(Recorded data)
#####

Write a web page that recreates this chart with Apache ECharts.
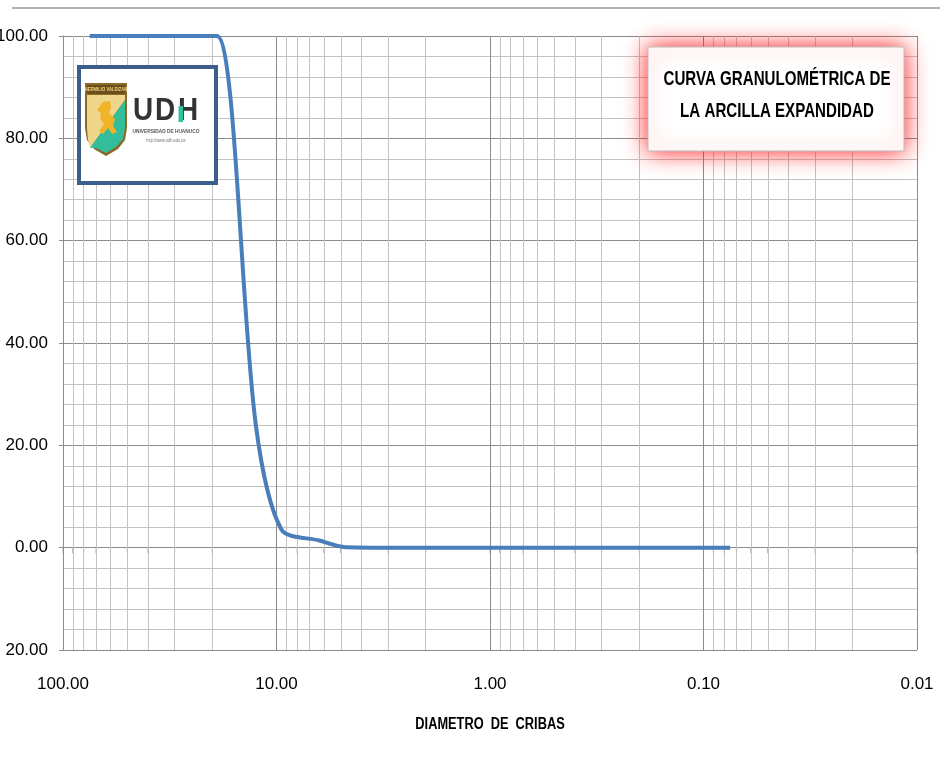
<!DOCTYPE html>
<html>
<head>
<meta charset="utf-8">
<script src="https://cdn.jsdelivr.net/npm/echarts@6/dist/echarts.min.js"></script>
<style>html,body{margin:0;padding:0;background:#fff}#c{width:940px;height:760px}</style>
</head>
<body>
<div id="c"></div>
<script>
// ---- data ----
const diameters = [75, 50, 37.5, 25, 19, 12.5, 9.5, 6.3, 4.75, 2.36, 1.18, 0.6, 0.3, 0.15, 0.075];
const passing   = [100, 100, 100, 100, 100, 24, 3.6, 1.4, 0.1, 0, 0, 0, 0, 0, 0];
const xDecades  = [0.01, 0.1, 1, 10, 100];
const yTicks    = [-20, 0, 20, 40, 60, 80, 100];
const titleLines = ['CURVA GRANULOMÉTRICA DE', 'LA ARCILLA EXPANDIDAD'];
const xAxisTitle = 'DIAMETRO  DE  CRIBAS';

const FONT = "'Liberation Sans Narrow', 'Liberation Sans', Arial, sans-serif";

// minor vertical grid values (2..9 within each decade)
const minorX = [];
for (let d = 0; d < xDecades.length - 1; d++) {
  for (let m = 2; m <= 9; m++) minorX.push(+(xDecades[d] * m).toPrecision(3));
}
const tickX = xDecades.concat(minorX);

const chart = echarts.init(document.getElementById('c'), null, {renderer: 'canvas'});

const option = {
  backgroundColor: '#ffffff',
  animation: false,
  grid: {left: 63, right: 23, top: 36, bottom: 110, containLabel: false, outerBoundsMode: 'none'},
  xAxis: {
    type: 'log',
    logBase: 10,
    min: 0.01,
    max: 100,
    inverse: true,
    axisLine: {show: false},
    axisTick: {show: false},
    axisLabel: {
      margin: 26,
      color: '#000',
      fontFamily: FONT,
      fontSize: 17,
      formatter: v => (+v).toFixed(2)
    },
    splitLine: {show: true, lineStyle: {color: '#8c8c8c', width: 1}}
  },
  yAxis: {
    type: 'value',
    min: -20,
    max: 100,
    interval: 20,
    axisLine: {show: true, lineStyle: {color: '#8c8c8c', width: 1}},
    axisTick: {show: true, length: 4, lineStyle: {color: '#8c8c8c'}},
    axisLabel: {
      margin: 15,
      color: '#000',
      fontFamily: FONT,
      fontSize: 17,
      formatter: v => Math.abs(v).toFixed(2)
    },
    splitLine: {show: true, lineStyle: {color: '#8c8c8c', width: 1}},
    minorTick: {show: false, splitNumber: 5},
    minorSplitLine: {show: true, lineStyle: {color: '#c3c3c3', width: 1}}
  },
  series: [
    {
      type: 'scatter',
      z: 1,
      silent: true,
      symbol: 'rect',
      symbolSize: [1, 5],
      symbolOffset: [0, 3],
      itemStyle: {color: '#8c8c8c'},
      data: tickX.map(v => [v, 0]),
      markLine: {
        silent: true,
        symbol: ['none', 'none'],
        label: {show: false},
        lineStyle: {color: '#c3c3c3', width: 1, type: 'solid'},
        data: minorX.map(v => ({xAxis: v}))
      }
    },
    {
      type: 'line',
      z: 5,
      data: diameters.map((d, i) => [d, passing[i]]),
      smooth: 0.3,
      showSymbol: false,
      symbol: 'none',
      clip: true,
      lineStyle: {color: '#4A7EBB', width: 4}
    }
  ],
  graphic: [
    {type: 'line', z: 10, shape: {x1: 12, y1: 8, x2: 940, y2: 8}, style: {stroke: '#999999', lineWidth: 1.5}},
    // x axis title
    {type: 'text', z: 10, x: 490, y: 725, scaleX: 0.8,
     style: {text: xAxisTitle, font: "bold 16px 'Liberation Sans', Arial, sans-serif", fill: '#000', textAlign: 'center', textVerticalAlign: 'middle'}},
    // title box with red glow
    {type: 'rect', z: 20, shape: {x: 648, y: 47, width: 256, height: 104},
     style: {fill: '#ffffff', stroke: '#bdbdbd', lineWidth: 1, shadowBlur: 22, shadowColor: 'rgba(255,20,20,0.95)'}},
    {type: 'text', z: 21, x: 777, y: 79, scaleX: 0.72,
     style: {text: titleLines[0], font: "bold 21px 'Liberation Sans', Arial, sans-serif", fill: '#000', textAlign: 'center', textVerticalAlign: 'middle'}},
    {type: 'text', z: 21, x: 777, y: 111, scaleX: 0.72,
     style: {text: titleLines[1], font: "bold 21px 'Liberation Sans', Arial, sans-serif", fill: '#000', textAlign: 'center', textVerticalAlign: 'middle'}},
    // logo box
    {type: 'rect', z: 20, shape: {x: 79, y: 67, width: 137, height: 116},
     style: {fill: '#ffffff', stroke: '#3B5E8C', lineWidth: 4}},
    // shield
    {type: 'polygon', z: 21, shape: {points: [[85,83],[127,83],[127,128],[125,140],[118,149],[106,156],[94,149],[87,140],[85,128]]},
     style: {fill: '#8A6A28'}},
    {type: 'polygon', z: 22, shape: {points: [[87,95],[125,95],[125,100],[90,148],[88,140],[87,128]]},
     style: {fill: '#EFD68A'}},
    {type: 'polygon', z: 22, shape: {points: [[125,100],[125,128],[123,139],[116,147],[106,153],[96,148],[90,148]]},
     style: {fill: '#33BE9B'}},
    {type: 'rect', z: 22, shape: {x: 87, y: 85, width: 38, height: 9}, style: {fill: '#6B4E1C'}},
    {type: 'text', z: 23, x: 106, y: 89.5, scaleX: 0.7,
     style: {text: 'HERMILIO VALDIZAN', font: "bold 6px 'Liberation Sans', sans-serif", fill: '#F2D37A', textAlign: 'center', textVerticalAlign: 'middle'}},
    {type: 'polygon', z: 23, shape: {points: [[103,102],[110,101],[111,107],[109,113],[115,119],[113,126],[117,132],[112,134],[108,128],[103,134],[99,131],[104,124],[100,119],[101,113],[97,110]]},
     style: {fill: '#F1B428'}},
    // UDH wordmark
    {type: 'text', z: 21, x: 143, y: 111, scaleX: 0.9,
     style: {text: 'U', font: "bold 31px 'Liberation Sans', Arial, sans-serif", fill: '#333333', textAlign: 'center', textVerticalAlign: 'middle'}},
    {type: 'text', z: 21, x: 165, y: 111, scaleX: 0.9,
     style: {text: 'D', font: "bold 31px 'Liberation Sans', Arial, sans-serif", fill: '#333333', textAlign: 'center', textVerticalAlign: 'middle'}},
    {type: 'text', z: 21, x: 188, y: 111, scaleX: 0.9,
     style: {text: 'H', font: "bold 31px 'Liberation Sans', Arial, sans-serif", fill: '#333333', textAlign: 'center', textVerticalAlign: 'middle'}},
    {type: 'rect', z: 22, shape: {x: 178.5, y: 106, width: 4.5, height: 16}, style: {fill: '#2EC4A0'}},
    {type: 'text', z: 21, x: 166, y: 131, scaleX: 0.8,
     style: {text: 'UNIVERSIDAD DE HUANUCO', font: "bold 6px 'Liberation Sans', Arial, sans-serif", fill: '#555555', textAlign: 'center', textVerticalAlign: 'middle'}},
    {type: 'text', z: 21, x: 166, y: 141, scaleX: 0.8,
     style: {text: 'http://www.udh.edu.pe', font: "5px 'Liberation Sans', Arial, sans-serif", fill: '#777777', textAlign: 'center', textVerticalAlign: 'middle'}}
  ]
};
chart.setOption(option);
</script>
</body>
</html>
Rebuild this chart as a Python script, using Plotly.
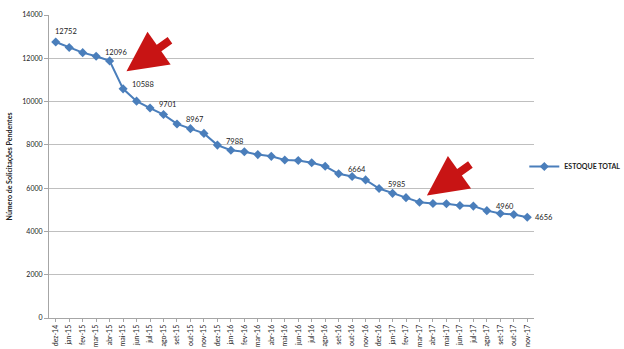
import plotly.graph_objects as go

months = ["dez-14", "jan-15", "fev-15", "mar-15", "abr-15", "mai-15", "jun-15", "jul-15",
          "ago-15", "set-15", "out-15", "nov-15", "dez-15", "jan-16", "fev-16", "mar-16",
          "abr-16", "mai-16", "jun-16", "jul-16", "ago-16", "set-16", "out-16", "nov-16",
          "dez-16", "jan-17", "fev-17", "mar-17", "abr-17", "mai-17", "jun-17", "jul-17",
          "ago-17", "set-17", "out-17", "nov-17"]
estoque = [12752, 12500, 12260, 12096, 11880, 10588, 10020, 9701,
           9400, 8967, 8750, 8530, 7988, 7750, 7680, 7550,
           7470, 7300, 7280, 7170, 7010, 6664, 6540, 6380,
           5985, 5760, 5560, 5350, 5290, 5280, 5200, 5170,
           4960, 4830, 4780, 4656]
labeled_idx = [0, 3, 5, 7, 9, 12, 21, 24, 32, 35]
series_name = "ESTOQUE TOTAL"
yticks = [0, 2000, 4000, 6000, 8000, 10000, 12000, 14000]
ytick_text = ["0", "2000", "4000", "6000", "8000", "10000", "12000", "14000"]
# arrow tips (category position, value)
arrow_tips = [(5.25, 11400), (27.55, 5660)]

blue = "#4A7EBB"
font = "Lato"

fig = go.Figure()
fig.add_trace(go.Scatter(
    x=list(range(len(months))), y=estoque, mode="lines+markers", name=series_name,
    line=dict(color=blue, width=2),
    marker=dict(symbol="diamond", size=7, color=blue),
))

anns = []
for i in labeled_idx:
    if i == 0:
        anns.append(dict(x=i, y=estoque[i], text=str(estoque[i]), showarrow=False,
                         xanchor="left", yanchor="bottom", xshift=-3, yshift=4))
    elif i == len(months) - 1:
        anns.append(dict(x=i, y=estoque[i], text=str(estoque[i]), showarrow=False,
                         xanchor="left", yanchor="middle", xshift=6, yshift=0))
    else:
        anns.append(dict(x=i, y=estoque[i], text=str(estoque[i]), showarrow=False,
                         xanchor="left", yanchor="middle", xshift=7, yshift=4))
for a in anns:
    a["font"] = dict(family=font, size=7.5, color="#222")

for (tx, ty) in arrow_tips:
    anns.append(dict(x=tx, y=ty, text="", showarrow=True, ax=45, ay=-32,
                     arrowcolor="#C81414", arrowwidth=8, arrowhead=2, arrowsize=1.0,
                     standoff=0, startstandoff=0))

fig.update_layout(
    width=624, height=349,
    margin=dict(l=49, r=90, t=15, b=31, autoexpand=False),
    paper_bgcolor="white", plot_bgcolor="white",
    font=dict(family=font, size=8, color="#222"),
    annotations=anns,
    showlegend=True,
    legend=dict(x=0.98, y=0.5, xanchor="left", yanchor="middle",
                font=dict(family=font, size=7, color="#222", weight="bold"),
                bgcolor="rgba(0,0,0,0)", itemwidth=30),
    xaxis=dict(
        tickmode="array", tickvals=list(range(len(months))), ticktext=months,
        range=[-0.5, len(months) - 0.5], tickangle=-90, automargin=False,
        showgrid=False, showline=True, linecolor="#A6A6A6", linewidth=1,
        ticks="outside", ticklen=3, tickcolor="#A6A6A6", tickson="boundaries",
        tickfont=dict(family=font, size=7, color="#222"), zeroline=False,
    ),
    yaxis=dict(
        range=[0, 14000], tickmode="array", tickvals=yticks, ticktext=ytick_text,
        automargin=False,
        showgrid=True, gridcolor="#BFBFBF", gridwidth=1,
        showline=True, linecolor="#A6A6A6", linewidth=1,
        ticks="outside", ticklen=4, tickcolor="#A6A6A6",
        tickfont=dict(family=font, size=7, color="#222"), zeroline=False,
        title=dict(text="<b>Número de Solicitações Pendentes</b>",
                   font=dict(family=font, size=7, color="#222"), standoff=8),
    ),
)

fig.write_html("out.html")
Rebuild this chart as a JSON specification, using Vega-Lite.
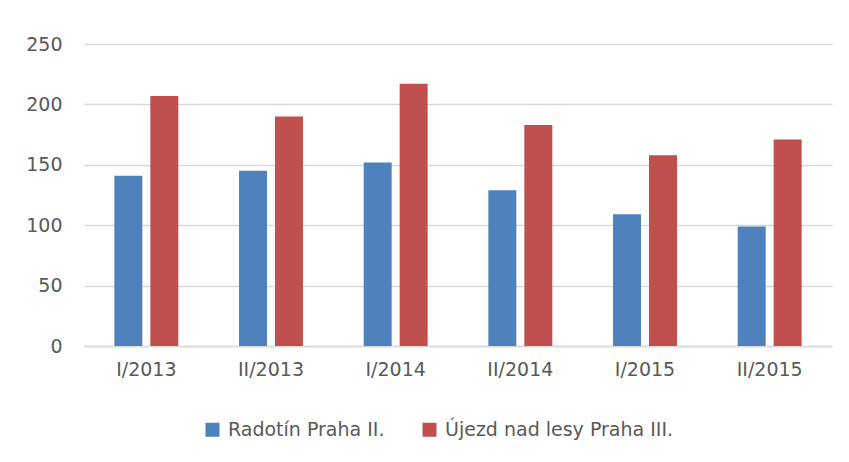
{
  "$schema": "https://vega.github.io/schema/vega-lite/v6.json",
  "width": 748,
  "height": 302,
  "autosize": "none",
  "padding": {"left": 84, "top": 44, "right": 17, "bottom": 116},
  "background": "white",
  "config": {
    "view": {"stroke": null},
    "font": "DejaVu Sans",
    "axis": {"labelFont": "DejaVu Sans", "labelColor": "#595959", "labelFontSize": 19, "grid": false, "ticks": false, "domain": false, "title": null},
    "legend": {"labelFont": "DejaVu Sans", "labelColor": "#595959", "labelFontSize": 19, "labelLimit": 0}
  },
  "data": {
    "values": [
      {"period": "I/2013", "series": "Radotín Praha II.", "value": 141},
      {"period": "I/2013", "series": "Újezd nad lesy Praha III.", "value": 207},
      {"period": "II/2013", "series": "Radotín Praha II.", "value": 145},
      {"period": "II/2013", "series": "Újezd nad lesy Praha III.", "value": 190},
      {"period": "I/2014", "series": "Radotín Praha II.", "value": 152},
      {"period": "I/2014", "series": "Újezd nad lesy Praha III.", "value": 217},
      {"period": "II/2014", "series": "Radotín Praha II.", "value": 129},
      {"period": "II/2014", "series": "Újezd nad lesy Praha III.", "value": 183},
      {"period": "I/2015", "series": "Radotín Praha II.", "value": 109},
      {"period": "I/2015", "series": "Újezd nad lesy Praha III.", "value": 158},
      {"period": "II/2015", "series": "Radotín Praha II.", "value": 99},
      {"period": "II/2015", "series": "Újezd nad lesy Praha III.", "value": 171}
    ]
  },
  "mark": {"type": "bar"},
  "encoding": {
    "x": {
      "field": "period", "type": "nominal", "sort": null,
      "scale": {"paddingInner": 0.487, "paddingOuter": 0.2435},
      "axis": {"labelAngle": 0, "labelPadding": 14, "domain": true, "domainColor": "#D9D9D9", "domainWidth": 1.5}
    },
    "xOffset": {
      "field": "series", "type": "nominal",
      "scale": {"paddingInner": 0.222, "paddingOuter": 0}
    },
    "y": {
      "field": "value", "type": "quantitative",
      "scale": {"domain": [0, 250]},
      "axis": {"values": [0, 50, 100, 150, 200, 250], "grid": true, "gridColor": "#D9D9D9", "gridWidth": 1.5, "labelPadding": 22}
    },
    "color": {
      "field": "series", "type": "nominal",
      "scale": {"domain": ["Radotín Praha II.", "Újezd nad lesy Praha III."], "range": ["#4F81BD", "#C0504D"]},
      "legend": {
        "title": null, "orient": "none", "direction": "horizontal",
        "legendX": 119, "legendY": 376,
        "symbolType": "square", "symbolSize": 196, "symbolStrokeWidth": 0,
        "labelOffset": 6, "columnPadding": 35
      }
    }
  }
}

#####

OBJECTIVE: Work out how many lines in the records above hold the string "this", then give only that count.

OUTPUT: 3